__EXERCISE BRIEF__: Leave out all pictures. Return exactly the lines from the top of the material through the line containing "fig.savefig('out.png', dpi=100)".

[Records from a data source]
◆ ◆ ◆
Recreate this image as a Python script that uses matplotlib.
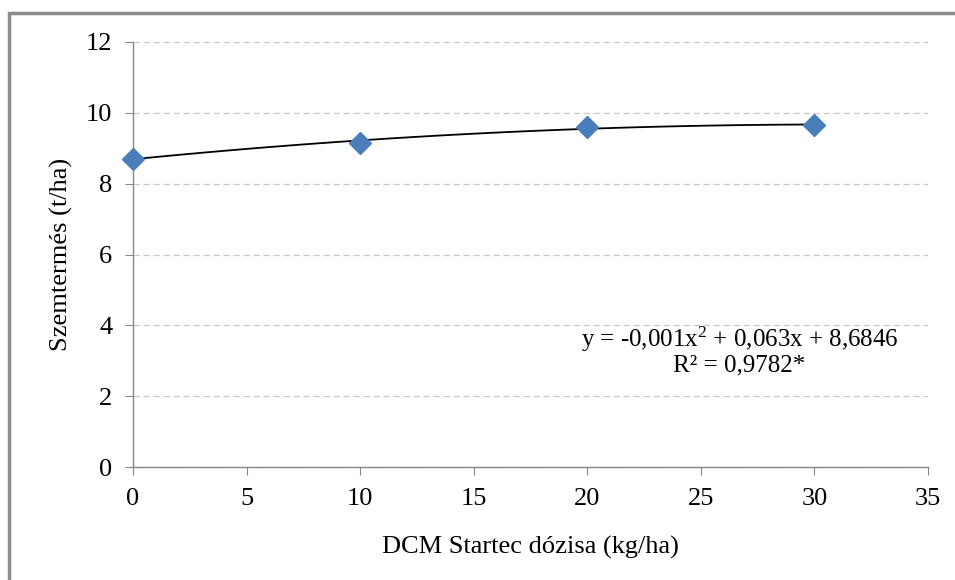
import numpy as np
import matplotlib.pyplot as plt
from matplotlib.patches import Rectangle

plt.rcParams['font.family'] = ['Liberation Serif', 'DejaVu Serif']
plt.rcParams['mathtext.fontset'] = 'custom'
plt.rcParams['mathtext.rm'] = 'Liberation Serif'
plt.rcParams['mathtext.default'] = 'rm'

dose = [0, 10, 20, 30]
yield_t = [8.71, 9.16, 9.61, 9.65]
x_ticks = [0, 5, 10, 15, 20, 25, 30, 35]
y_ticks = [0, 2, 4, 6, 8, 10, 12]
eq_line1 = 'y = -0,001x$^2$ + 0,063x + 8,6846'
eq_line2 = 'R² = 0,9782*'

fig = plt.figure(figsize=(9.55, 5.8), dpi=100)
ax = fig.add_axes([0.1393, 0.1948, 0.8324, 0.7328])

# outer frame (only top and left visible in the reference)
fig.patches.append(Rectangle((9 / 955, -0.1), 1.2, 1 - 13 / 580 + 0.1,
                             transform=fig.transFigure, fill=False,
                             edgecolor='#8c8c8c', linewidth=2.5))

coef = np.polyfit(dose, yield_t, 2)
xs = np.linspace(0, 30, 100)
ax.plot(xs, np.polyval(coef, xs), color='black', linewidth=1.3, zorder=2)
ax.plot(dose, yield_t, linestyle='none', marker='D', markersize=11,
        color='#4a7ebb', zorder=3, clip_on=False)

ax.set_xlim(0, 35)
ax.set_ylim(0, 12)
ax.set_xticks(x_ticks)
ax.set_yticks(y_ticks)
ax.yaxis.grid(True, color='#c8c8c8', linestyle=(0, (5, 3)), linewidth=0.9)
ax.set_axisbelow(True)
for s in ['top', 'right']:
    ax.spines[s].set_visible(False)
for s in ['left', 'bottom']:
    ax.spines[s].set_color('#868686')
    ax.spines[s].set_linewidth(1.0)
ax.tick_params(direction='out', length=6, color='#868686', labelsize=19, pad=9)

ax.set_xlabel('DCM Startec dózisa (kg/ha)', fontsize=19, labelpad=19)
ax.set_ylabel('Szemtermés (t/ha)', fontsize=19, labelpad=9)

# equation label, two centred lines
eq_cx = 0.763
ax.text(eq_cx, 0.301, eq_line1, transform=ax.transAxes, fontsize=18,
        ha='center', va='center')
ax.text(eq_cx, 0.238, eq_line2, transform=ax.transAxes, fontsize=18,
        ha='center', va='center')

fig.savefig('out.png', dpi=100)
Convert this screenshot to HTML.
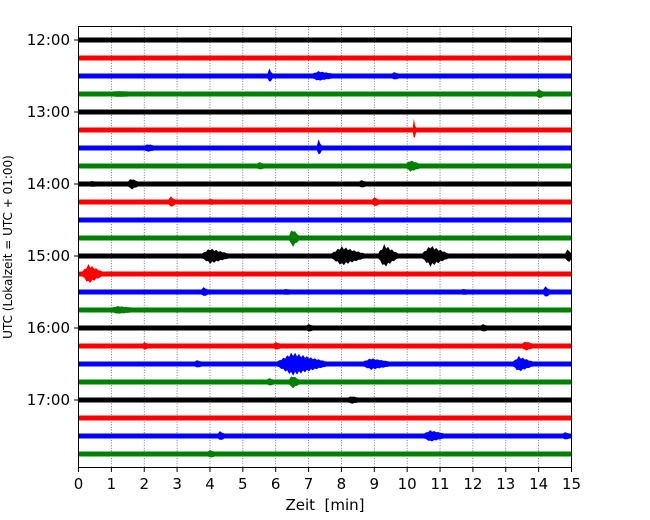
<!DOCTYPE html>
<html><head><meta charset="utf-8"><style>
body{margin:0;background:#fff;}
svg{display:block;font-family:"DejaVu Sans","Liberation Sans",sans-serif;}
</style></head><body>
<svg id="chart" width="650" height="520" viewBox="0 0 650 520" xmlns="http://www.w3.org/2000/svg">
<g id="grid"></g>
<g id="traces"></g>
<rect x="78.5" y="26.5" width="493" height="441" fill="none" stroke="#000" stroke-width="1"/>
<g id="axes"></g>
<text x="325" y="510" font-size="15" text-anchor="middle" xml:space="preserve">Zeit  [min]</text>
<text transform="translate(12,247) rotate(-90)" font-size="12" text-anchor="middle">UTC (Lokalzeit = UTC + 01:00)</text>
</svg>
<script>
const xTicks = [0,1,2,3,4,5,6,7,8,9,10,11,12,13,14,15];
const hourLabels = ["12:00","13:00","14:00","15:00","16:00","17:00"];
const traceColors = ["#000000","#ff0000","#0000ff","#008000"];
const traceCount = 24;
// events: trace index, time (min), half amplitude (px), duration (min)
const eventTrace = [2,2,2,3,3,5,6,6,7,7,8,8,8,9,9,9,11,12,12,12,12,12,13,14,14,14,14,15,16,16,17,17,17,18,18,18,18,19,19,20,22,22,22,23];
const eventTime  = [5.8,7.3,9.6,14.0,1.2,10.2,7.3,2.1,10.1,5.5,1.6,8.6,0.4,2.8,9.0,4.0,6.5,4.0,8.0,9.3,10.7,14.9,0.3,3.8,14.2,6.3,11.7,1.2,7.0,12.3,13.6,2.0,6.0,6.5,8.9,13.4,3.6,6.5,5.8,8.3,10.7,4.3,14.8,4.0];
const eventAmp   = [8,5,4,5,3,12,9,4,6,4,6,4,3,6,5,3,10,8,10,12,11,8,10,5,6,3,3,4,4,4,5,4,4,12,6,8,4,7,4,4,6,5,4,4];
const eventDur   = [0.15,0.6,0.2,0.2,0.5,0.1,0.15,0.3,0.4,0.2,0.3,0.2,0.2,0.2,0.2,0.2,0.3,0.8,1.0,0.6,0.8,0.3,0.6,0.2,0.2,0.2,0.2,0.6,0.2,0.2,0.3,0.15,0.2,1.5,0.8,0.6,0.2,0.3,0.2,0.3,0.6,0.2,0.2,0.2];

const NS="http://www.w3.org/2000/svg";
const X0=78.5,X1=571.5,Y0=40,DY=18;
const xs=t=>X0+(t-xTicks[0])/(xTicks[xTicks.length-1]-xTicks[0])*(X1-X0);
const ys=i=>Y0+i*DY;
function mk(tag,attrs,parent){const e=document.createElementNS(NS,tag);for(const k in attrs)e.setAttribute(k,attrs[k]);parent.appendChild(e);return e;}
const grid=document.getElementById('grid'),tr=document.getElementById('traces'),ax=document.getElementById('axes');
xTicks.forEach(t=>{
  if(t>0&&t<15){const l=mk('line',{x1:xs(t),x2:xs(t),y1:26.5,y2:467.5,stroke:'#555','stroke-width':0.8,'stroke-dasharray':'1,1.6'},grid);
  
  }
  const tk=mk('line',{x1:xs(t),x2:xs(t),y1:467.5,y2:472,stroke:'#000'},ax);
  
  
  const tx=mk('text',{x:xs(t),y:489,'font-size':15,'text-anchor':'middle'},ax);tx.textContent=t;
  
  
});
hourLabels.forEach((h,k)=>{
  const y=ys(k*4);
  const tk=mk('line',{x1:74,x2:78.5,y1:y,y2:y,stroke:'#000'},ax);
  
  
  const tx=mk('text',{x:70,y:y+5,'font-size':15,'text-anchor':'end'},ax);tx.textContent=h;
  
  
});
for(let i=0;i<traceCount;i++){
  const c=traceColors[i%4];
  const r=mk('rect',{x:X0,y:ys(i)-2.5,width:X1-X0,height:5,fill:c},tr);
  
  
}
eventTrace.forEach((ti,k)=>{
  const c=traceColors[ti%4],y=ys(ti),t0=eventTime[k],a=eventAmp[k],d=eventDur[k];
  const xa=Math.max(X0,xs(t0-d*0.3)),xb=Math.min(X1,xs(t0+d*0.7));
  const xp=Math.min(X1,Math.max(X0,xs(t0)));
  let pts=[];
  const n=Math.max(3,Math.round((xb-xa)/2));
  for(let j=0;j<=n;j++){const x=xa+(xb-xa)*j/n;const env=x<xp?(x-xa)/Math.max(1,xp-xa):1-(x-xp)/Math.max(1,xb-xp);
    const h=2.5+(a-2.5)*Math.max(0,env)*(j%2?1:0.6);pts.push(x.toFixed(1)+','+(y-h).toFixed(1));}
  for(let j=n;j>=0;j--){const x=xa+(xb-xa)*j/n;const env=x<xp?(x-xa)/Math.max(1,xp-xa):1-(x-xp)/Math.max(1,xb-xp);
    const h=2.5+(a-2.5)*Math.max(0,env)*(j%2?0.6:1);pts.push(x.toFixed(1)+','+(y+h).toFixed(1));}
  const p=mk('polygon',{points:pts.join(' '),fill:c},tr);
  
  
});
</script>
</body></html>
◆ ◆ ◆
__EXERCISE SOLUTION__:
Recreate this image as a Python script that uses matplotlib.
import numpy as np
import matplotlib.pyplot as plt
from matplotlib.patches import Rectangle

plt.rcParams['font.family'] = ['Liberation Serif', 'DejaVu Serif']
plt.rcParams['mathtext.fontset'] = 'custom'
plt.rcParams['mathtext.rm'] = 'Liberation Serif'
plt.rcParams['mathtext.default'] = 'rm'

dose = [0, 10, 20, 30]
yield_t = [8.71, 9.16, 9.61, 9.65]
x_ticks = [0, 5, 10, 15, 20, 25, 30, 35]
y_ticks = [0, 2, 4, 6, 8, 10, 12]
eq_line1 = 'y = -0,001x$^2$ + 0,063x + 8,6846'
eq_line2 = 'R² = 0,9782*'

fig = plt.figure(figsize=(9.55, 5.8), dpi=100)
ax = fig.add_axes([0.1393, 0.1948, 0.8324, 0.7328])

# outer frame (only top and left visible in the reference)
fig.patches.append(Rectangle((9 / 955, -0.1), 1.2, 1 - 13 / 580 + 0.1,
                             transform=fig.transFigure, fill=False,
                             edgecolor='#8c8c8c', linewidth=2.5))

coef = np.polyfit(dose, yield_t, 2)
xs = np.linspace(0, 30, 100)
ax.plot(xs, np.polyval(coef, xs), color='black', linewidth=1.3, zorder=2)
ax.plot(dose, yield_t, linestyle='none', marker='D', markersize=11,
        color='#4a7ebb', zorder=3, clip_on=False)

ax.set_xlim(0, 35)
ax.set_ylim(0, 12)
ax.set_xticks(x_ticks)
ax.set_yticks(y_ticks)
ax.yaxis.grid(True, color='#c8c8c8', linestyle=(0, (5, 3)), linewidth=0.9)
ax.set_axisbelow(True)
for s in ['top', 'right']:
    ax.spines[s].set_visible(False)
for s in ['left', 'bottom']:
    ax.spines[s].set_color('#868686')
    ax.spines[s].set_linewidth(1.0)
ax.tick_params(direction='out', length=6, color='#868686', labelsize=19, pad=9)

ax.set_xlabel('DCM Startec dózisa (kg/ha)', fontsize=19, labelpad=19)
ax.set_ylabel('Szemtermés (t/ha)', fontsize=19, labelpad=9)

# equation label, two centred lines
eq_cx = 0.763
ax.text(eq_cx, 0.301, eq_line1, transform=ax.transAxes, fontsize=18,
        ha='center', va='center')
ax.text(eq_cx, 0.238, eq_line2, transform=ax.transAxes, fontsize=18,
        ha='center', va='center')

fig.savefig('out.png', dpi=100)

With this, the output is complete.